= Cecil Coward =

Sir Cecil Allen Coward (27 December 1845 – 27 July 1938) was a British lawyer who grew up in New Zealand.

Cecil Allen Coward was born at 11 Minerva Terrace, Islington, London, on 27 December 1845, the second child and only son of John William Smith Coward (1815–1888), a surgeon, and his first wife, Anna Eliza, née Bemfield (d. 1847).

In late 1856, the family emigrated to New Zealand, arriving in Wellington Harbour on the Philip Laing and then settling in Christchurch. His father's second wife, Jane Helen Georgina, née MacFarlane, was thus reunited with her father. Lt Dugald MacFarlane, a Waterloo-veteran, had come to Christchurch on , one of First Four Ships, in 1850. In August 1865, Coward passed his matriculation examination and later that year, he returned to England to train as a barrister.
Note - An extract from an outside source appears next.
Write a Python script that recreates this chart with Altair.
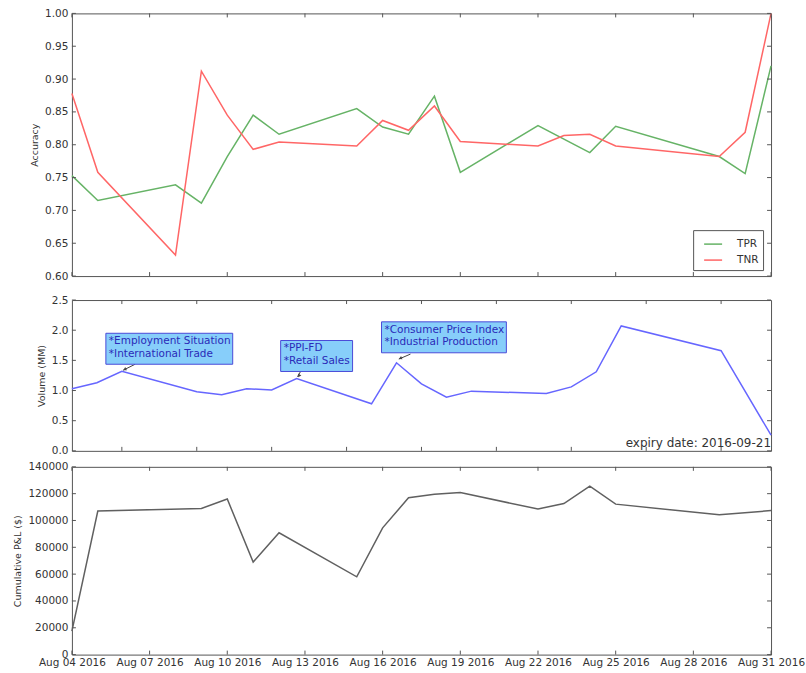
import altair as alt
import pandas as pd

# ---------------- data ----------------
acc_dates = ["2016-08-04", "2016-08-05", "2016-08-08", "2016-08-09", "2016-08-10",
             "2016-08-11", "2016-08-12", "2016-08-15", "2016-08-16", "2016-08-17",
             "2016-08-18", "2016-08-19", "2016-08-22", "2016-08-23", "2016-08-24",
             "2016-08-25", "2016-08-29", "2016-08-30", "2016-08-31"]
tpr = [0.753, 0.715, 0.739, 0.711, 0.782, 0.845, 0.816, 0.855, 0.827, 0.816,
       0.874, 0.758, 0.829, None, 0.788, 0.828, 0.782, 0.756, 0.920]
tnr = [0.878, 0.758, 0.632, 0.912, 0.845, 0.793, 0.804, 0.798, 0.837, 0.822,
       0.859, 0.805, 0.798, 0.814, 0.816, 0.798, 0.782, 0.819, 1.000]

vol_dates = ["2016-08-03", "2016-08-04", "2016-08-05", "2016-08-08", "2016-08-09",
             "2016-08-10", "2016-08-11", "2016-08-12", "2016-08-15", "2016-08-16",
             "2016-08-17", "2016-08-18", "2016-08-19", "2016-08-22", "2016-08-23",
             "2016-08-24", "2016-08-25", "2016-08-29", "2016-08-31"]
volume = [1.03, 1.13, 1.32, 0.98, 0.93, 1.03, 1.01, 1.20, 0.78, 1.46,
          1.11, 0.89, 0.99, 0.95, 1.06, 1.31, 2.07, 1.66, 0.26]

pnl_dates = ["2016-08-04", "2016-08-05", "2016-08-09", "2016-08-10", "2016-08-11",
             "2016-08-12", "2016-08-15", "2016-08-16", "2016-08-17", "2016-08-18",
             "2016-08-19", "2016-08-22", "2016-08-23", "2016-08-24", "2016-08-25",
             "2016-08-29", "2016-08-31"]
pnl = [17500, 107000, 109000, 116000, 69000, 90800, 58000, 94500, 116900, 119500,
       120800, 108500, 112600, 125600, 112200, 104200, 107400]

event_dates = ["2016-08-05", "2016-08-12", "2016-08-16"]
event_labels = ["*Employment Situation\n*International Trade",
                "*PPI-FD\n*Retail Sales",
                "*Consumer Price Index\n*Industrial Production"]
expiry_label = "expiry date: 2016-09-21"

acc_ticks = [0.60, 0.65, 0.70, 0.75, 0.80, 0.85, 0.90, 0.95, 1.00]
vol_ticks = [0.0, 0.5, 1.0, 1.5, 2.0, 2.5]
pnl_ticks = [0, 20000, 40000, 60000, 80000, 100000, 120000, 140000]
date_ticks = ["2016-08-04", "2016-08-07", "2016-08-10", "2016-08-13", "2016-08-16",
              "2016-08-19", "2016-08-22", "2016-08-25", "2016-08-28", "2016-08-31"]
vol_date_ticks = ["2016-08-05", "2016-08-08", "2016-08-11", "2016-08-14", "2016-08-17",
                  "2016-08-20", "2016-08-23", "2016-08-26", "2016-08-29"]

# ---------------- styling ----------------
W = 700
H_TOP, H_MID, H_BOT = 263, 151, 188
FRAME = "#555555"
TEXT = "#333333"
GREEN, RED, BLUE, GREY = "#66b366", "#ff6666", "#6666ff", "#606060"
BOX_FILL, BOX_EDGE, BOX_TEXT, ARROW = "#87cefa", "#4a4ad8", "#2a2ab8", "#444444"
TICK = 4
FONT = "DejaVu Sans"

# annotation box layout, pixels relative to the annotated point:
# (left, top, width, height), arrow (tip dx, tip dy, tail dx, tail dy), head angle
box_layout = [
    ((-16, -38, 127, 31), (1.3, -1.0, 13.3, -7.0), 243),
    ((-16, -38, 72, 31), (0.8, -1.7, 3.8, -6.7), 211),
    ((-15, -41, 125, 31), (2.3, -3.7, 14.0, -8.7), 247),
]


def ms(s):
    return int(pd.Timestamp(s, tz="UTC").value // 10**6)


x_full = alt.Scale(type="utc", domain=[ms(date_ticks[0]), ms(date_ticks[-1])])
x_vol = alt.Scale(type="utc", domain=[ms(vol_dates[0]), ms(vol_dates[-1])])
acc_scale = alt.Scale(domain=[0.6, 1.0], zero=False, nice=False)
vol_scale = alt.Scale(domain=[0, 2.5], zero=False, nice=False)
pnl_scale = alt.Scale(domain=[0, 140000], zero=False, nice=False)


def frame_ticks(xenc, yenc, xfield, yfield, xticks, yticks, h):
    """Inward tick marks on all four sides of a panel (same encodings as the panel)."""
    xt = pd.DataFrame({xfield: xticks})
    yt = pd.DataFrame({yfield: yticks})
    rule = dict(color=FRAME, strokeWidth=1)
    return [
        alt.Chart(xt).mark_rule(**rule).encode(x=xenc, y=alt.value(0), y2=alt.value(TICK)),
        alt.Chart(xt).mark_rule(**rule).encode(x=xenc, y=alt.value(h - TICK), y2=alt.value(h)),
        alt.Chart(yt).mark_rule(**rule).encode(y=yenc, x=alt.value(0), x2=alt.value(TICK)),
        alt.Chart(yt).mark_rule(**rule).encode(y=yenc, x=alt.value(W - TICK), x2=alt.value(W)),
    ]


hidden_x = dict(title=None, labels=False, ticks=False, domain=False)

# ---------------- accuracy panel ----------------
tpr_df = pd.DataFrame({"date": acc_dates, "value": tpr, "series": "TPR"}).dropna()
tnr_df = pd.DataFrame({"date": acc_dates, "value": tnr, "series": "TNR"})
color = alt.Color(
    "series:N",
    scale=alt.Scale(domain=["TPR", "TNR"], range=[GREEN, RED]),
    legend=alt.Legend(
        title=None, orient="none", legendX=622, legendY=217, direction="vertical",
        symbolType="stroke", symbolSize=324, symbolStrokeWidth=1.5, symbolOffset=6,
        labelOffset=14, labelFontSize=10.5, labelColor=TEXT, labelFont=FONT,
        padding=4, rowPadding=0, strokeColor=FRAME, fillColor="white", cornerRadius=0,
    ),
)
acc_x = alt.X("date:T", scale=x_full,
              axis=alt.Axis(**hidden_x, minExtent=13, maxExtent=13))
acc_y = alt.Y("value:Q", scale=acc_scale,
              axis=alt.Axis(title="Accuracy", values=acc_ticks, format=".2f"))
tpr_line = alt.Chart(tpr_df).mark_line(strokeWidth=1.5).encode(x=acc_x, y=acc_y, color=color)
tnr_line = alt.Chart(tnr_df).mark_line(strokeWidth=1.5).encode(x=acc_x, y=acc_y, color=color)
top = alt.layer(
    tpr_line, tnr_line,
    *frame_ticks(acc_x, acc_y, "date", "value", date_ticks, acc_ticks, H_TOP),
).properties(width=W, height=H_TOP)

# ---------------- volume panel ----------------
vol_df = pd.DataFrame({"date": vol_dates, "volume": volume})
vol_lookup = dict(zip(vol_dates, volume))
vol_x = alt.X("date:T", scale=x_vol, axis=alt.Axis(**hidden_x))
vol_y = alt.Y("volume:Q", scale=vol_scale,
              axis=alt.Axis(title="Volume (MM)", values=vol_ticks, format=".1f"))
vol_line = alt.Chart(vol_df).mark_line(color=BLUE, strokeWidth=1.5).encode(x=vol_x, y=vol_y)

mid_layers = [vol_line]
for d, label, (box, arrow, angle) in zip(event_dates, event_labels, box_layout):
    ev = alt.Chart(pd.DataFrame({"date": [d], "volume": [vol_lookup[d]], "label": [label]}))
    bx, by, bw, bh = box
    tx, ty, sx, sy = arrow
    enc = dict(x=vol_x, y=vol_y)
    mid_layers += [
        ev.mark_rule(color=ARROW, strokeWidth=1, xOffset=tx, yOffset=ty,
                     x2Offset=sx, y2Offset=sy).encode(**enc, x2="date:T", y2="volume:Q"),
        ev.mark_point(shape="triangle-up", filled=True, size=14, opacity=1, color=ARROW,
                      angle=angle, xOffset=tx + 1.5, yOffset=ty - 0.8).encode(**enc),
        ev.mark_rect(fill=BOX_FILL, stroke=BOX_EDGE, strokeWidth=1, xOffset=bx,
                     x2Offset=bx + bw, yOffset=by, y2Offset=by + bh
                     ).encode(**enc, x2="date:T", y2="volume:Q"),
        ev.mark_text(align="left", baseline="top", dx=bx + 3, dy=by + 3, lineBreak="\n",
                     lineHeight=12.5, fontSize=10.5, font=FONT, color=BOX_TEXT
                     ).encode(**enc, text="label:N"),
    ]

expiry = alt.Chart(pd.DataFrame({"t": [expiry_label]})).mark_text(
    align="right", baseline="alphabetic", dy=-3.5, fontSize=12, font=FONT, color=TEXT
).encode(x=alt.value(W), y=alt.value(H_MID), text="t:N")

mid = alt.layer(
    *mid_layers,
    *frame_ticks(vol_x, vol_y, "date", "volume", vol_date_ticks, vol_ticks, H_MID),
    expiry,
).properties(width=W, height=H_MID)

# ---------------- cumulative P&L panel ----------------
pnl_df = pd.DataFrame({"date": pnl_dates, "pnl": pnl})
pnl_x = alt.X("date:T", scale=x_full,
              axis=alt.Axis(title=None, values=[ms(t) for t in date_ticks], format="%b %d %Y",
                            labelOverlap=False, labelBound=False, labelFlush=False,
                            labelPadding=3))
pnl_y = alt.Y("pnl:Q", scale=pnl_scale,
              axis=alt.Axis(title="Cumulative P&L ($)", values=pnl_ticks, format="d"))
pnl_line = alt.Chart(pnl_df).mark_line(color=GREY, strokeWidth=1.5).encode(x=pnl_x, y=pnl_y)
bot = alt.layer(
    pnl_line,
    *frame_ticks(pnl_x, pnl_y, "date", "pnl", date_ticks, pnl_ticks, H_BOT),
).properties(width=W, height=H_BOT)

chart = alt.vconcat(top, mid, bot, spacing=4).properties(
    padding={"left": 12, "top": 7, "right": 0, "bottom": 0},
    background="white",
).configure_axis(
    labelFont=FONT, titleFont=FONT, labelFontSize=10.5, titleFontSize=9.5,
    titleFontWeight="normal", labelColor=TEXT, titleColor=TEXT, grid=False,
    ticks=False, domain=False, labelPadding=4, titlePadding=5,
).configure_view(stroke=FRAME, strokeWidth=1)

chart.save("out.html", embed_options={"renderer": "svg", "actions": False})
Coward joined Thomas and Hollams, which evolved to become Coward,

Chance & Co. (and which would eventually become one of the United Kingdom's leading law firms through its 1987 merger with Clifford Turner to form Clifford Chance). In 1910, he succeeded Sir John Hollams as the firm's senior partner. He was knighted in the 1928 Birthday Honours as president of the Law Society, and retired that year.

On 31 Mar 1875, he married Catherine Elizabeth Thomas, the younger daughter of Griffith Thomas, the firm's senior partner from 1862 to 1873 and then a director of the Central Bank. They had eight children: Catherine Evelyn Coward, Catherine Brenda Coward, Cecil Robert Coward, Catherine Maude Coward, Catherine Vivian Coward, Catherine Gladys Coward, Catherine Marjorie Coward, and Cecil John Griffith Coward. Cecil Allen Coward lived in Kensington, London, with his family and servants.

Coward died at his house in 10 Melbury Road, Kensington on 27 July 1938, aged 92.